NEW REPORT Women Activists Confront Energy Inequality & Dirty Coal in
Phola-Ogies
“We are the victims of pollution and victims of energy poverty”: Coal affected women in Phola-Ogies speak out!
WoMin and the Greater Phola-Ogies Women’s Forum are proud to launch a new Feminist Participatory Action Report (FPAR), “We are the victims of pollution and victims of energy poverty”: Coal affected women in Phola-Ogies Speak Out!
The report profiles women’s voices and experiences of energy poverty in the Phola-Ogies area. In 2018, women activists from the Phola-Ogies Women’s Forum initiated an FPAR process to better understand and analyse the links between mining, water struggles and access to energy in their community. They conducted the research with 200 women on the streets, in their homes, in public spaces such as clinics and through focus group discussions.
Read the report in English
FPAR Booklet 2020-ENGLISH Final
The cost of coal in Mpumalanga
Situated in Mpumalanga province, the town of Ogies and the township of Phola have suffered heavy impacts due to coal activities. Once the food basket of South Africa, Mpumalanga’s once-fertile farmland has been taken over by 13 opencast and underground coal mines, and by 3 coal-fired power stations, including Kusile, which is still under construction. Since the area was declared part of the ‘Highveld Priority Area’ by the South African Government’s Department of Environmental Affairs in 2007, with a plan to address high levels of pollution signed in 2011, the situation has worsened.
South Africa’s dependence on coal for electricity generation, with over 90% of South Africa’s energy coming from dirty coal, has had a devastating impact on the health of people living in affected areas.
Economic growth at the expense of lives
The report lays bare the plight of women when it comes to energy poverty and the effect of big coal projects that forcefully displace communities, destroy natural resources, and impact health and livelihoods. Coal mines and coal-fired power plants benefit the government and “economic growth and development” at the expense of those who live at the coalface of these projects. Power cables pass over their homes to supply mega-industries with energy while communities are left to breathe dirty air, inhale dust, drink contaminated water and struggle to access energy to sustain their lives and livelihoods. In Phola-Ogies, as with many communities across South Africa, it is women who bear the brunt of inadequate access to energy.
Women demand a transition to people-owned power
This ground-breaking report draws its conclusion by calling on the government to transition to people- owned power which is sustainable, clean, safe and affordable. The women of Phola-Ogies demand that their voices be heard when it comes to the decision-making process on access to energy. They equally demand that their rights to a healthy environment, good air quality, clean water, energy justice and to Life be respected. They refuse to be the “victims of pollution and victims of energy poverty.”
On 10 November 2020, the report will launch in Phola, Mpumalanga at the Siyathokoza Community Centre. Over sixty women from the community along with women activists from the provinces of KwaZulu-Natal, Free State, Limpopo and North West who have similar experiences of energy poverty and the harmful impacts of extractivism will share their testimonies.

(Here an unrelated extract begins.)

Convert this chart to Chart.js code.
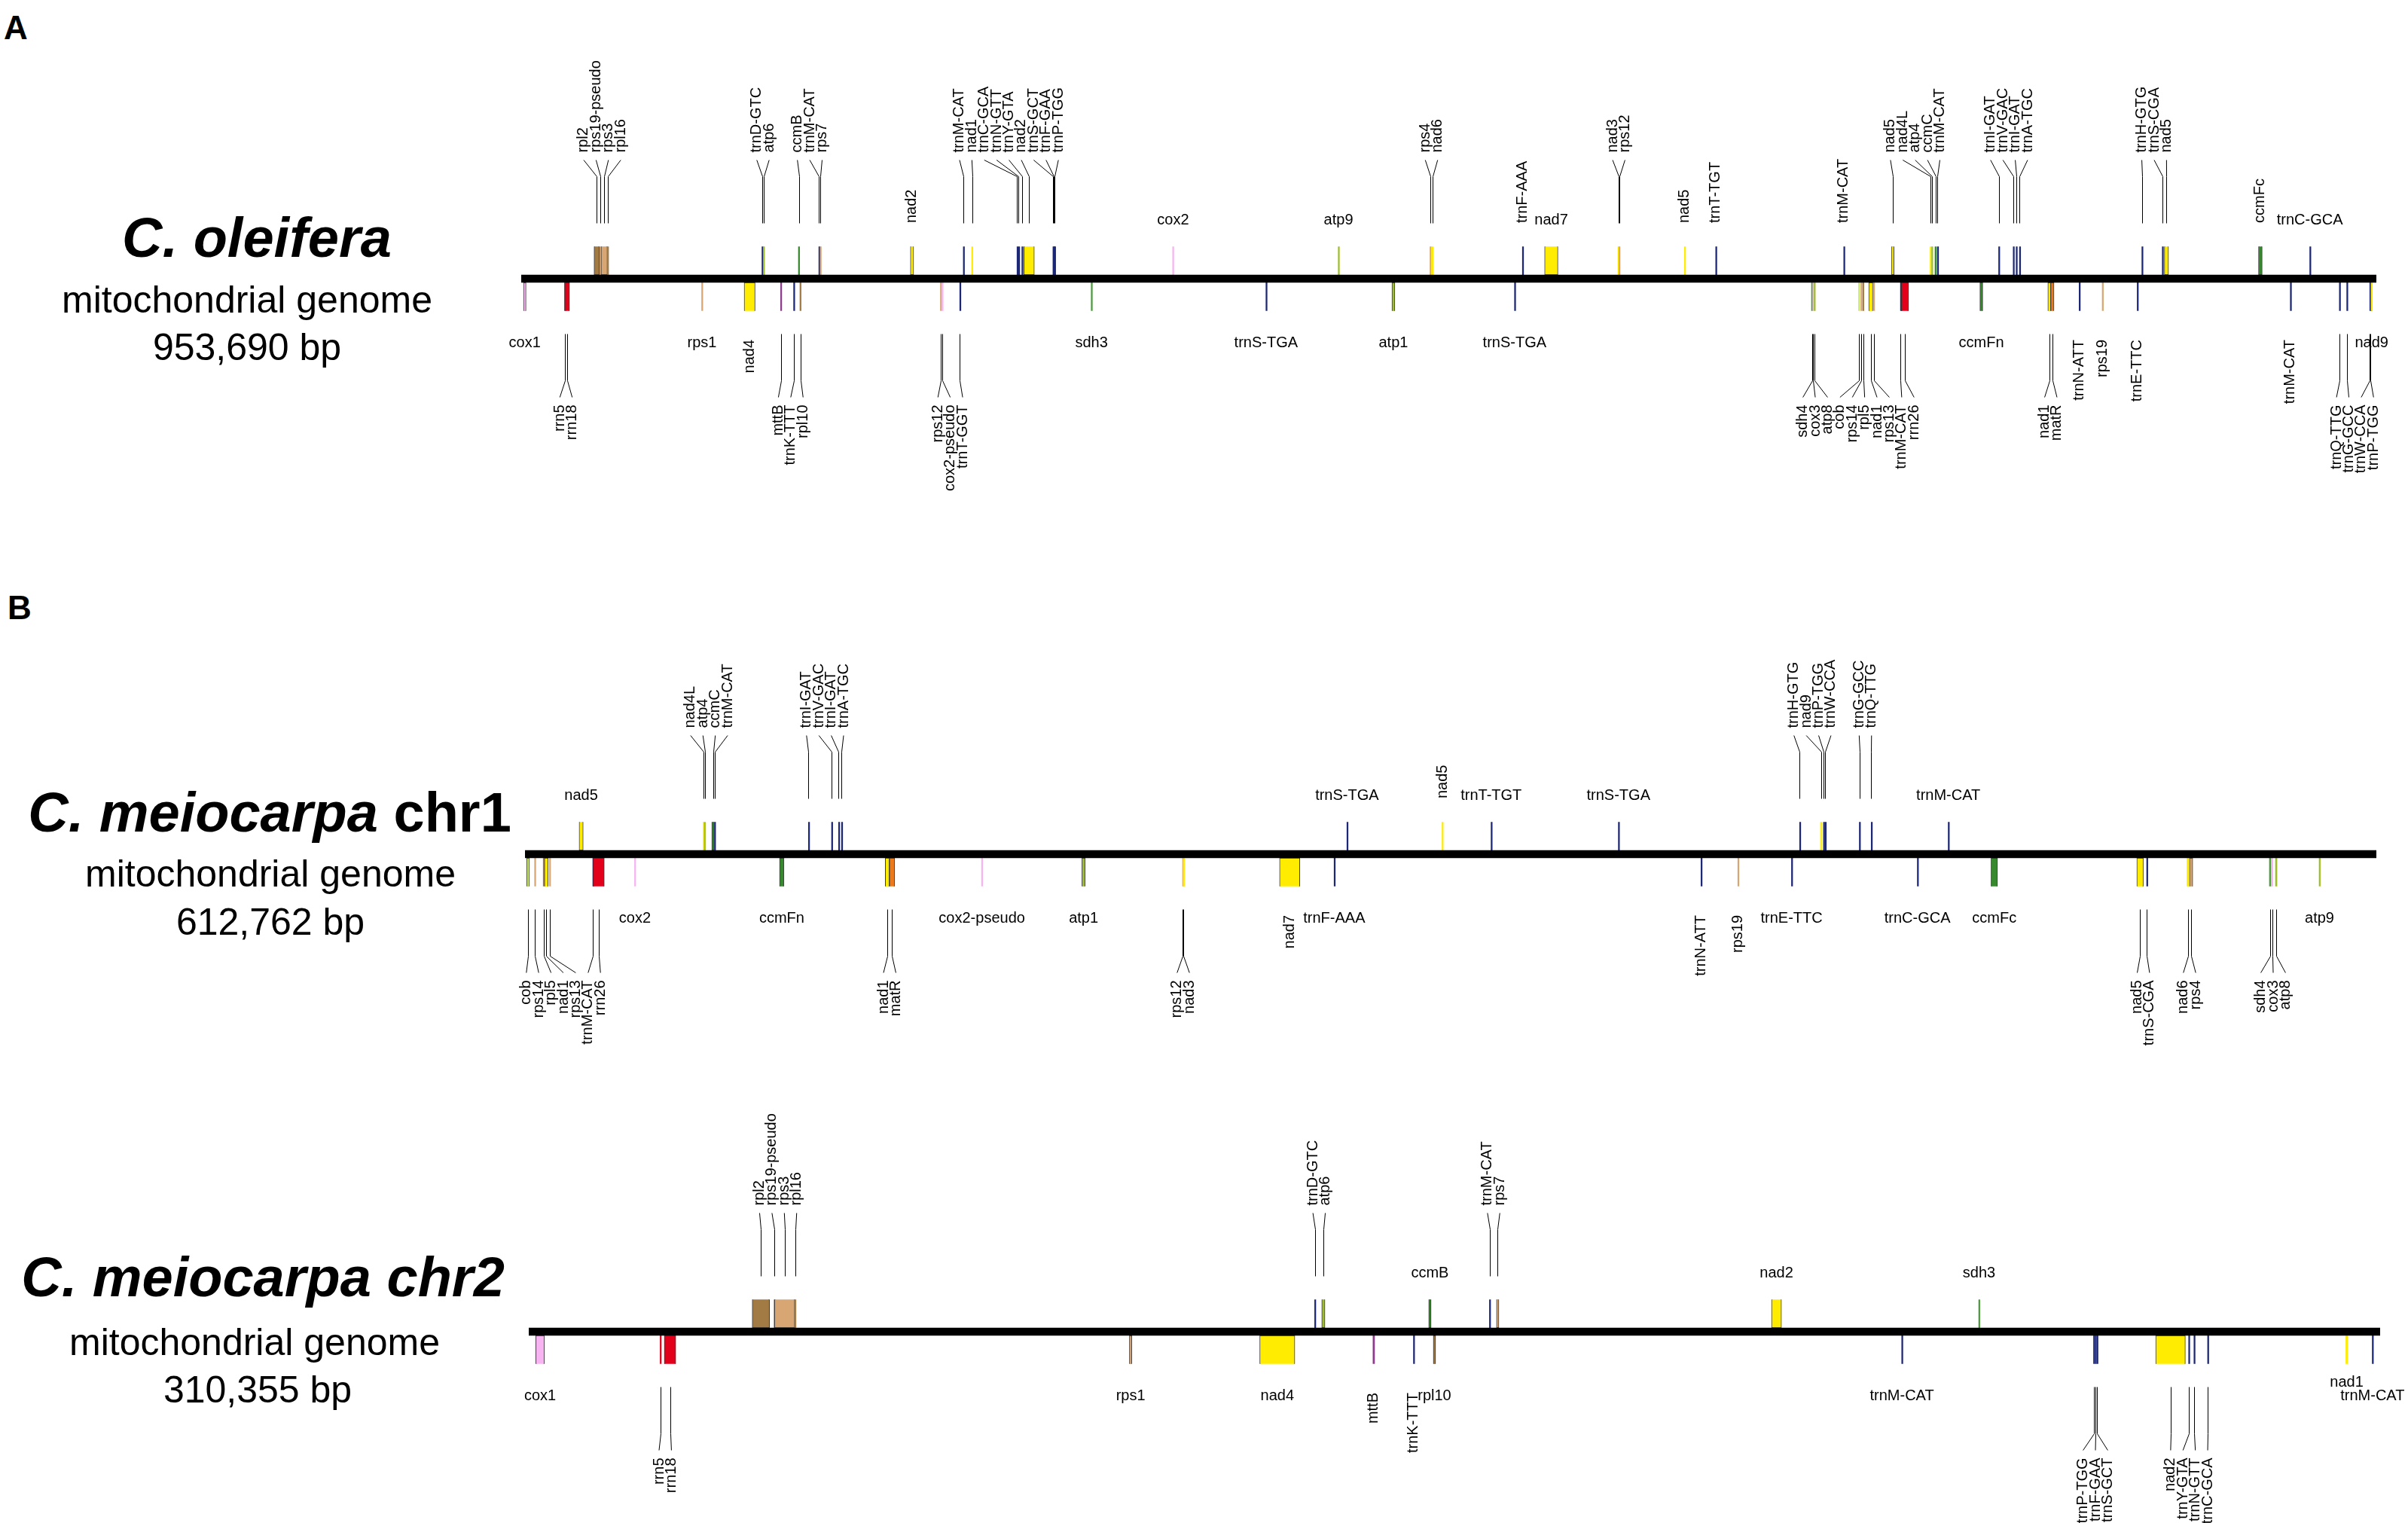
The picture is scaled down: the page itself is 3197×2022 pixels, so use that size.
<!DOCTYPE html>
<html>
<head>
<meta charset="utf-8">
<title>Mitochondrial genome maps</title>
<script src="https://cdn.jsdelivr.net/npm/chart.js@4.4.1/dist/chart.umd.min.js"></script>
<style>
  html, body { margin: 0; padding: 0; background: #fff; }
  body { width: 3197px; height: 2022px; position: relative; overflow: hidden;
         font-family: "Liberation Sans", Arial, Helvetica, sans-serif; color: #000; }
  canvas { position: absolute; left: 0; }
  .t { position: absolute; transform: translate(-50%, -50%); white-space: nowrap; line-height: 1; }
  .tag { font-size: 44px; font-weight: bold; }
  .sp { font-size: 74px; font-weight: bold; }
  .sub { font-size: 50px; }
</style>
</head>
<body>
<div class="t tag" style="left:21px;top:37px">A</div>
<div class="t tag" style="left:26px;top:807px">B</div>

<div class="t sp" style="left:341px;top:316px"><i>C. oleifera</i></div>
<div class="t sub" style="left:328px;top:398px">mitochondrial genome</div>
<div class="t sub" id="len0" style="left:328px;top:461px"></div>

<div class="t sp" style="left:358px;top:1079px"><i>C. meiocarpa</i> chr1</div>
<div class="t sub" style="left:359px;top:1160px">mitochondrial genome</div>
<div class="t sub" id="len1" style="left:359px;top:1224px"></div>

<div class="t sp" style="left:349px;top:1696px"><i>C. meiocarpa chr2</i></div>
<div class="t sub" style="left:338px;top:1782px">mitochondrial genome</div>
<div class="t sub" id="len2" style="left:342px;top:1845px"></div>

<canvas id="map0" width="3197" height="680"></canvas>
<canvas id="map1" width="3197" height="680"></canvas>
<canvas id="map2" width="3197" height="680"></canvas>

<script>
// genome sizes (bp)
const genomeSizes = [953690, 612762, 310355];

// ---- C. oleifera, genes on the upper (forward) side, positions in kb ----
const oleFwdNames = ['rpl2','rps19-pseudo','rps3','rpl16','trnD-GTC','atp6','ccmB','trnM-CAT','rps7','nad2','trnM-CAT','nad1','trnC-GCA','trnN-GTT','trnY-GTA','nad2','trnS-GCT','trnF-GAA','trnP-TGG','cox2','atp9','rps4','nad6','trnF-AAA','nad7','nad3','rps12','nad5','trnT-TGT','trnM-CAT','nad5','nad4L','atp4','ccmC','trnM-CAT','trnI-GAT','trnV-GAC','trnI-GAT','trnA-TGC','trnH-GTG','trnS-CGA','nad5','ccmFc','trnC-GCA'];
const oleFwdStart = [37.44, 40.35, 41.01, 44.30, 123.75, 124.49, 142.49, 152.99, 153.65, 200.07, 227.26, 231.55, 254.86, 255.68, 257.34, 258.39, 273.33, 273.72, 274.15, 334.86, 420.00, 467.17, 467.94, 514.68, 526.10, 563.78, 564.29, 597.97, 614.04, 679.86, 704.49, 724.28, 725.05, 726.79, 728.03, 759.49, 766.98, 768.50, 770.20, 833.12, 843.62, 844.70, 893.10, 919.43];
const oleFwdEnd = [40.15, 40.73, 44.30, 44.72, 123.83, 125.07, 143.07, 153.07, 154.11, 201.74, 227.34, 232.13, 254.94, 255.76, 257.42, 263.77, 273.41, 273.80, 274.23, 335.32, 420.30, 467.75, 468.91, 514.76, 532.96, 564.17, 564.75, 598.36, 614.12, 679.94, 705.77, 724.86, 725.63, 727.57, 728.11, 759.57, 767.06, 768.58, 770.28, 833.20, 843.70, 846.83, 894.99, 919.51];
// ---- C. oleifera, lower (reverse) side ----
const oleRevNames = ['cox1','rrn5','rrn18','rps1','nad4','mttB','trnK-TTT','rpl10','rps12','cox2-pseudo','trnT-GGT','sdh3','trnS-TGA','atp1','trnS-TGA','sdh4','cox3','atp8','cob','rps14','rpl5','nad1','rps13','trnM-CAT','rrn26','ccmFn','nad1','matR','trnN-ATT','rps19','trnE-TTC','trnM-CAT','trnQ-TTG','trnG-GCC','trnW-CCA','trnP-TGG','nad9'];
const oleRevStart = [1.16, 22.23, 22.69, 92.74, 114.61, 133.32, 140.02, 143.27, 215.48, 216.30, 225.43, 293.00, 382.83, 447.61, 510.61, 663.29, 663.95, 664.65, 687.49, 688.65, 689.62, 692.72, 695.12, 709.02, 709.44, 749.87, 784.80, 786.27, 800.87, 812.75, 830.72, 909.44, 934.65, 938.44, 950.30, 950.72, 950.95];
const oleRevEnd = [2.48, 22.35, 24.86, 93.12, 120.23, 133.78, 140.10, 143.85, 215.87, 216.60, 225.51, 293.30, 382.91, 449.13, 510.69, 663.87, 664.45, 665.23, 688.07, 689.04, 690.20, 694.85, 695.50, 709.10, 713.24, 751.35, 786.27, 787.97, 800.95, 813.14, 830.80, 909.52, 934.73, 938.52, 950.38, 950.80, 951.57];

// ---- C. meiocarpa chr1 ----
const chr1FwdNames = ['nad5','nad4L','atp4','ccmC','trnM-CAT','trnI-GAT','trnV-GAC','trnI-GAT','trnA-TGC','trnS-TGA','nad5','trnT-TGT','trnS-TGA','trnH-GTG','nad9','trnP-TGG','trnW-CCA','trnG-GCC','trnQ-TTG','trnM-CAT'];
const chr1FwdStart = [17.92, 58.96, 59.33, 61.82, 62.70, 93.81, 101.46, 103.78, 104.75, 272.03, 303.52, 319.74, 361.87, 421.86, 428.78, 429.76, 430.31, 441.62, 445.56, 471.04];
const chr1FwdEnd = [19.27, 59.33, 59.71, 62.62, 62.78, 93.89, 101.54, 103.86, 104.83, 272.11, 303.76, 319.82, 361.95, 421.94, 429.16, 429.84, 430.39, 441.70, 445.64, 471.12];
const chr1RevNames = ['cob','rps14','rpl5','nad1','rps13','trnM-CAT','rrn26','cox2','ccmFn','nad1','matR','cox2-pseudo','atp1','rps12','nad3','nad7','trnF-AAA','trnN-ATT','rps19','trnE-TTC','trnC-GCA','ccmFc','nad5','trnS-CGA','nad6','rps4','sdh4','cox3','atp8','atp9'];
const chr1RevStart = [0.55, 3.17, 6.03, 6.43, 8.08, 22.44, 22.56, 36.25, 84.24, 119.24, 120.61, 151.10, 184.33, 217.63, 217.88, 249.74, 267.79, 389.22, 401.41, 419.17, 460.82, 485.23, 533.47, 536.73, 550.07, 550.89, 577.36, 577.99, 579.36, 593.82];
const chr1RevEnd = [1.50, 3.42, 6.28, 7.65, 8.33, 22.52, 26.25, 36.50, 85.73, 120.61, 122.38, 151.35, 185.43, 217.88, 218.13, 256.45, 267.87, 389.30, 401.66, 419.25, 460.90, 487.39, 535.63, 536.81, 550.76, 551.99, 577.86, 578.49, 579.86, 594.07];

// ---- C. meiocarpa chr2 ----
const chr2FwdNames = ['rpl2','rps19-pseudo','rps3','rpl16','trnD-GTC','atp6','ccmB','trnM-CAT','rps7','nad2','sdh3'];
const chr2FwdStart = [37.46, 41.06, 41.20, 44.60, 131.74, 132.93, 150.86, 161.04, 162.22, 208.33, 243.06];
const chr2FwdEnd = [40.37, 41.20, 44.60, 44.80, 131.82, 133.47, 151.27, 161.12, 162.63, 210.00, 243.18];
const chr2RevNames = ['cox1','rrn5','rrn18','rps1','nad4','mttB','trnK-TTT','rpl10','trnM-CAT','trnP-TGG','trnF-GAA','trnS-GCT','nad2','trnY-GTA','trnN-GTT','trnC-GCA','nad1','trnM-CAT'];
const chr2RevStart = [1.17, 22.02, 22.71, 100.69, 122.54, 141.52, 148.30, 151.63, 230.15, 262.31, 262.59, 262.87, 272.73, 278.25, 279.14, 281.43, 304.61, 309.03];
const chr2RevEnd = [2.63, 22.14, 24.65, 101.11, 128.42, 141.79, 148.38, 152.03, 230.23, 262.39, 262.67, 262.95, 277.70, 278.33, 279.22, 281.51, 304.89, 309.11];

// label style per gene: H = flat, V = upright near the track, lowercase = fanned group
const oleFwdTier  = 'aaaabbcccVdddddddddHHeeVHffVVVgggggiiiijjjVH';
const oleRevTier  = 'HkkHVlllmmmHHHHnnnnnnnnnnHooVVVVppppH';
const chr1FwdTier = 'HaaaabbbbHVHHccccddH';
const chr1RevTier = 'eeeeeeeHHffHHggVHVVHHHiijjkkkH';
const chr2FwdTier = 'aaaabbHccHH';
const chr2RevTier = 'HddHHVVHHeeeffffHH';

// layout of the three maps on the page
const trackCenters = [370, 1134, 1768];
const trackLeft = [692, 697, 702];
const trackRight = [3155, 3155, 3160];

const LABEL_FONT = '20px "Liberation Sans", Arial, sans-serif';
const LABEL_GAP = 16.4;

const tracks = [
  { fwd: { names: oleFwdNames, start: oleFwdStart, end: oleFwdEnd, tiers: oleFwdTier.split('') },
    rev: { names: oleRevNames, start: oleRevStart, end: oleRevEnd, tiers: oleRevTier.split('') } },
  { fwd: { names: chr1FwdNames, start: chr1FwdStart, end: chr1FwdEnd, tiers: chr1FwdTier.split('') },
    rev: { names: chr1RevNames, start: chr1RevStart, end: chr1RevEnd, tiers: chr1RevTier.split('') } },
  { fwd: { names: chr2FwdNames, start: chr2FwdStart, end: chr2FwdEnd, tiers: chr2FwdTier.split('') },
    rev: { names: chr2RevNames, start: chr2RevStart, end: chr2RevEnd, tiers: chr2RevTier.split('') } }
];

// colour by gene family
function geneColor(name) {
  if (name.startsWith('trn')) return '#1c2775';
  if (name.startsWith('rrn')) return '#e2001a';
  if (name.startsWith('nad')) return '#ffec00';
  if (name.startsWith('atp')) return '#9fbf2a';
  if (name.startsWith('ccm')) return '#368a2d';
  if (name.startsWith('cob')) return '#c8e66e';
  if (name.startsWith('cox')) return '#f7b3f2';
  if (name.startsWith('sdh')) return '#4c9b3d';
  if (name.startsWith('rps')) return '#d8a673';
  if (name.startsWith('rpl')) return '#a17a44';
  if (name === 'matR') return '#ea7a1c';
  if (name === 'mttB') return '#8c3d8c';
  return '#999999';
}

// rotated text, reading bottom to top
function vText(ctx, text, x, y, align) {
  ctx.save();
  ctx.translate(x, y);
  ctx.rotate(-Math.PI / 2);
  ctx.textAlign = align;
  ctx.textBaseline = 'middle';
  ctx.fillText(text, 0, 0);
  ctx.restore();
}

function labelPlugin(track) {
  return {
    id: 'geneLabels',
    afterDatasetsDraw(chart) {
      const ctx = chart.ctx;
      const xs = chart.scales.x;
      const c = chart.scales.y.getPixelForValue(1);
      ctx.save();
      ctx.font = LABEL_FONT;
      ctx.fillStyle = '#000';
      ctx.strokeStyle = '#000';
      ctx.lineWidth = 1;

      [track.fwd, track.rev].forEach((side, s) => {
        const dir = s === 0 ? -1 : 1;   // -1 above the line, +1 below
        const items = side.names.map((n, i) => ({
          name: n,
          tier: side.tiers[i],
          x: xs.getPixelForValue((side.start[i] + side.end[i]) / 2)
        }));

        // fanned groups with leader lines
        const groups = {};
        items.forEach(d => {
          if (d.tier !== 'H' && d.tier !== 'V') (groups[d.tier] = groups[d.tier] || []).push(d);
        });
        Object.values(groups).forEach(g => {
          g.sort((a, b) => a.x - b.x);
          const mid = (g[0].x + g[g.length - 1].x) / 2;
          g.forEach((d, k) => {
            const lx = mid + (k - (g.length - 1) / 2) * LABEL_GAP;
            const gx = Math.round(d.x) + 0.5;
            ctx.beginPath();
            ctx.moveTo(gx, c + dir * 73.5);
            ctx.lineTo(gx, c + dir * 135.5);
            ctx.lineTo(lx, c + dir * 157.5);
            ctx.stroke();
            vText(ctx, d.name, lx, c + dir * 167.5, dir < 0 ? 'left' : 'right');
          });
        });

        // single upright labels
        items.filter(d => d.tier === 'V').forEach(d => {
          vText(ctx, d.name, d.x, dir < 0 ? c - 74 : c + 81, dir < 0 ? 'left' : 'right');
        });

        // flat labels
        const flat = items.filter(d => d.tier === 'H').sort((a, b) => a.x - b.x);
        flat.forEach(d => { d.w = ctx.measureText(d.name).width; });
        ctx.textAlign = 'center';
        ctx.textBaseline = 'alphabetic';
        flat.forEach((d, k) => {
          const nx = flat[k + 1];
          const crowded = nx && d.x + d.w / 2 > nx.x - nx.w / 2;
          const y = dir < 0 ? c - 72.5 + (crowded ? 18 : 0) : c + 90.5 - (crowded ? 18 : 0);
          ctx.fillText(d.name, d.x, y);
        });
      });
      ctx.restore();
    }
  };
}

tracks.forEach((t, i) => {
  document.getElementById('len' + i).textContent = genomeSizes[i].toLocaleString('en-US') + ' bp';

  const canvas = document.getElementById('map' + i);
  canvas.style.top = (trackCenters[i] - 340) + 'px';
  const L = genomeSizes[i] / 1000;

  const genes = [];
  const colors = [];
  [[t.fwd, '+'], [t.rev, '-']].forEach(([side, strand]) => {
    side.names.forEach((n, k) => {
      genes.push({ x: [side.start[k], side.end[k]], y: strand, name: n });
      colors.push(geneColor(n));
    });
  });

  new Chart(canvas, {
    type: 'bar',
    data: {
      labels: ['+', 'track', '-'],
      datasets: [
        {
          data: [{ x: [0, L], y: 'track' }],
          backgroundColor: '#000',
          borderWidth: 0,
          barThickness: 10,
          grouped: false
        },
        {
          data: genes,
          backgroundColor: colors,
          borderColor: '#3a3a3a',
          borderWidth: (ctx) => {
            const r = ctx.raw;
            const xs = ctx.chart.scales.x;
            if (!r || !xs) return 0;
            return Math.abs(xs.getPixelForValue(r.x[1]) - xs.getPixelForValue(r.x[0])) > 3 ? 1 : 0;
          },
          borderSkipped: false,
          barThickness: 47,
          minBarLength: 1.6,
          grouped: false
        }
      ]
    },
    options: {
      indexAxis: 'y',
      responsive: false,
      animation: false,
      devicePixelRatio: 1,
      events: [],
      layout: { padding: { left: trackLeft[i], right: 3197 - trackRight[i], top: 297.25, bottom: 297.25 } },
      scales: {
        x: { type: 'linear', min: 0, max: L, display: false },
        y: { type: 'category', display: false, offset: true }
      },
      plugins: { legend: { display: false }, tooltip: { enabled: false } }
    },
    plugins: [labelPlugin(t)]
  });
});
</script>
</body>
</html>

November 10 is a day of importance for environmental defenders across the African continent. On this date, the Ogoni 9 from the Movement for the Survival of Ogoni People (MOSOP) in Nigeria were hanged for resisting oil extraction in their territory. In the wake of the brutal assassination of activist, Fikile Ntshangase who had resolved to stand with her community and say NO to the expansion of the Tendele coal mine in Somkhele, KwaZulu-Natal, South Africa – the voices of the women from Phola-Ogies are that much more vital to ongoing struggles for energy and climate justice.